Tuscany gives you almost everything: art cities, hills, vineyards, coastlines, rivers, thermal waters, and an endless catalogue of beautiful drives. One thing it does not truly give you is proper ski slopes. If someone in your group simply cannot renounce snow, the smartest answer is just beyond the regional border: Monte Cimone, on the Emilia-Romagna Apennines, a real mountain destination with a full winter-sports infrastructure. Monte Cimone is also the highest peak of the Modenese Apennines, reaching 2,165 m.
This is not a “quick” outing from Villa Vianci, and that is part of the deal. It works best as a deliberately intense day: early departure, full mountain hours, and a late return. For guests who have already done the classics and want a genuinely different Tuscany-adjacent experience, it can be a memorable change of rhythm.
At a glance
What to see in Monte Cimone
- Drive time from Villa Vianci: 200 min
- Best for:ski and snow lovers, families with kids, mixed groups (ski + non-ski), travellers who want a “snow Italy” day
- Time needed: full day (early start is essential)

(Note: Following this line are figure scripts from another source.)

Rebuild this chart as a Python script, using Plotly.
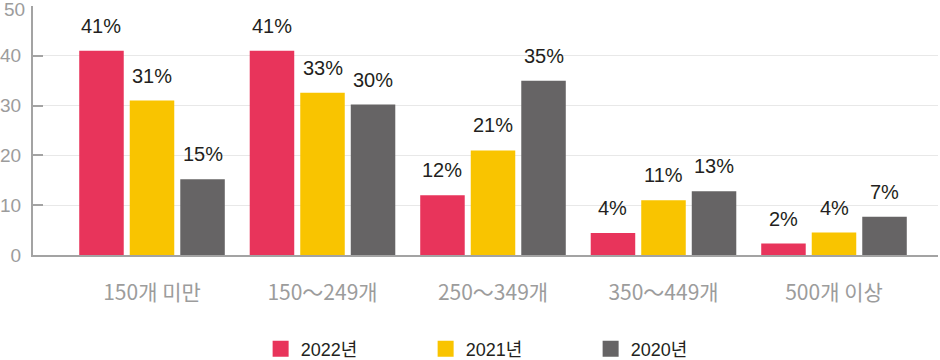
import plotly.graph_objects as go

categories = ["150개 미만", "150～249개", "250～349개", "350～449개", "500개 이상"]
series_names = ["2022년", "2021년", "2020년"]
values_2022 = [41, 41, 12, 4.4, 2.3]
values_2021 = [31, 32.6, 21, 11, 4.5]
values_2020 = [15.2, 30.2, 35, 12.8, 7.7]
labels_2022 = ["41%", "41%", "12%", "4%", "2%"]
labels_2021 = ["31%", "33%", "21%", "11%", "4%"]
labels_2020 = ["15%", "30%", "35%", "13%", "7%"]
y_ticks = [0, 10, 20, 30, 40, 50]
y_tick_labels = ["0", "10", "20", "30", "40", "50"]

colors = ["#e8345b", "#f9c400", "#666465"]
all_values = [values_2022, values_2021, values_2020]
all_labels = [labels_2022, labels_2021, labels_2020]

BARGAP = 0.111
BARGROUPGAP = 0.119
x_idx = list(range(len(categories)))
tick_font = dict(family="Liberation Sans, Arial, sans-serif", size=19, color="#9c9c9c")

fig = go.Figure()
for name, vals, col in zip(series_names, all_values, colors):
    fig.add_trace(go.Bar(
        x=x_idx, y=vals, name=name, marker=dict(color=col, line=dict(width=0)),
        showlegend=False, hoverinfo="skip",
    ))
# legend entries with larger square swatches
for name, col in zip(series_names, colors):
    fig.add_trace(go.Scatter(
        x=[None], y=[None], mode="markers", name=name,
        marker=dict(symbol="square", size=16, color=col), showlegend=True,
    ))

slot = (1 - BARGAP) / len(series_names)
annotations = []
for j, labs in enumerate(all_labels):
    off = (j - (len(series_names) - 1) / 2) * slot
    for i, (v, t) in enumerate(zip(all_values[j], labs)):
        annotations.append(dict(
            x=i + off, y=v, xref="x", yref="y", text=t, showarrow=False,
            yanchor="middle", xanchor="center", yshift=25,
            font=dict(family="Liberation Sans, Arial, sans-serif", size=20, color="#231f20"),
        ))
# top y tick label nudged down so it stays inside the page
annotations.append(dict(
    x=0, y=y_ticks[-1], xref="paper", yref="y", text=y_tick_labels[-1], showarrow=False,
    xanchor="right", yanchor="middle", xshift=-6, yshift=-3, font=tick_font,
))

fig.update_layout(
    width=940, height=360,
    margin=dict(l=33, r=2, t=6, b=105, autoexpand=False),
    paper_bgcolor="white", plot_bgcolor="white",
    barmode="group", bargap=BARGAP, bargroupgap=BARGROUPGAP,
    annotations=annotations,
    showlegend=True,
    legend=dict(
        orientation="h", x=0.525, xanchor="center", y=-0.378, yanchor="middle",
        font=dict(family="Liberation Sans, Noto Sans CJK KR, sans-serif", size=18, color="#231f20"),
        entrywidth=120, itemclick=False, itemdoubleclick=False,
    ),
    xaxis=dict(
        tickmode="array", tickvals=x_idx, ticktext=categories,
        range=[-0.698, 4.61], showgrid=False, zeroline=False, automargin=False,
        showline=True, linecolor="#a3a3a3", linewidth=2,
        ticks="", ticklabelstandoff=18,
        tickfont=dict(family="Noto Sans CJK KR, sans-serif", size=21, color="#9c9c9c"),
    ),
    yaxis=dict(
        range=[0, 50], tickmode="array", tickvals=y_ticks,
        ticktext=y_tick_labels[:-1] + [""],
        showgrid=True, gridcolor="#e8e8e8", gridwidth=1,
        zeroline=False, showline=True, linecolor="#a3a3a3", linewidth=2, automargin=False,
        ticks="inside", ticklen=10, tickcolor="#a3a3a3", tickwidth=2,
        ticklabelstandoff=6, ticklabeloverflow="allow",
        tickfont=tick_font,
    ),
)

# remove the page's default 8px body margin so the figure fills the window
fig.write_html("out.html", config={"displayModeBar": False},
               post_script="document.body.style.margin='0';")
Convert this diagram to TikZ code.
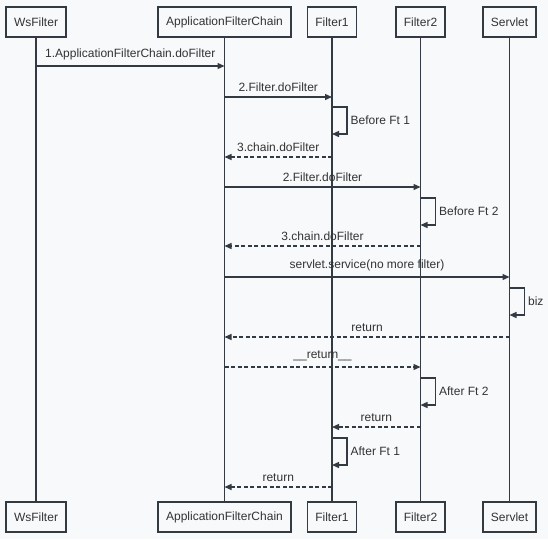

- Booking tip: check snow and lift status close to your date; if you want rentals, lessons, or a very specific time window, arrange it in advance to keep the day smooth
- Highlight: a full ski area with about 50 km of slopes and a wide altitude range
Start by choosing a base area and keeping logistics simple. The Monte Cimone ski system is organised around multiple access points and “sectors” (the names you will see most often are Passo del Lupo, Pian del Falco, and Le Polle). Once you are there, the experience becomes clean and readable: rentals, lifts, slopes, and mountain lunch options in one coherent winter landscape.
If your group skis, the mountain has the advantage of being broad enough to feel varied. The ski area is typically described with an altitude band around 900 to 1,976 m, and about 50 km of pistes distributed across levels (a strong majority being intermediate-friendly), served by a substantial lift network. That mix is ideal for Villa Vianci groups because it reduces the “either expert or bored” problem: beginners can stay safe, intermediates can enjoy long, confidence-building runs, and stronger skiers still have options that feel athletic and satisfying.
If you are travelling with first-timers, treat the day as an experience, not as a performance. The quickest way to make it enjoyable is to build in one structured learning block early (lesson + easy slopes), then let the rest of the day open up. The ski schools listed across the main sectors (including Passo del Lupo, Cimoncino, Pian del Falco, and Le Polle) make it easy to match your group to the right terrain without wasting time “figuring it out” on the spot.
For mixed groups, Monte Cimone still works well because the mountain day can be layered. Some guests ski. Others choose a softer snow chapter: a short winter walk, a panoramic pause, photos, hot chocolate, and a relaxed lunch while the skiers do an extra session. The key is pacing: arrive, do your first snow block, pause, then decide whether to repeat or to shift into a slower afternoon rhythm.
Finally, accept the day’s structure and you will enjoy it more. Monte Cimone is best when you do not over-pack it: one base, a coherent set of runs or snow activities, a calm lunch, and a last mountain hour before you start the drive back. That’s how you return to Villa Vianci feeling you truly “went somewhere else”, not that you spent the whole day in transit.
Nearby – Castello di Sestola
If you want one nearby detour that adds a stone-and-history note without breaking the mountain rhythm, consider the Castello di Sestola. It is a strong, readable landmark in the area and it hosts several museum rooms curated locally, so it works as a compact cultural pause: a short visit, a viewpoint moment, and then back to the snow. It is especially useful if part of the group is not skiing, or if you want a satisfying “closing scene” before heading back toward Villa Vianci.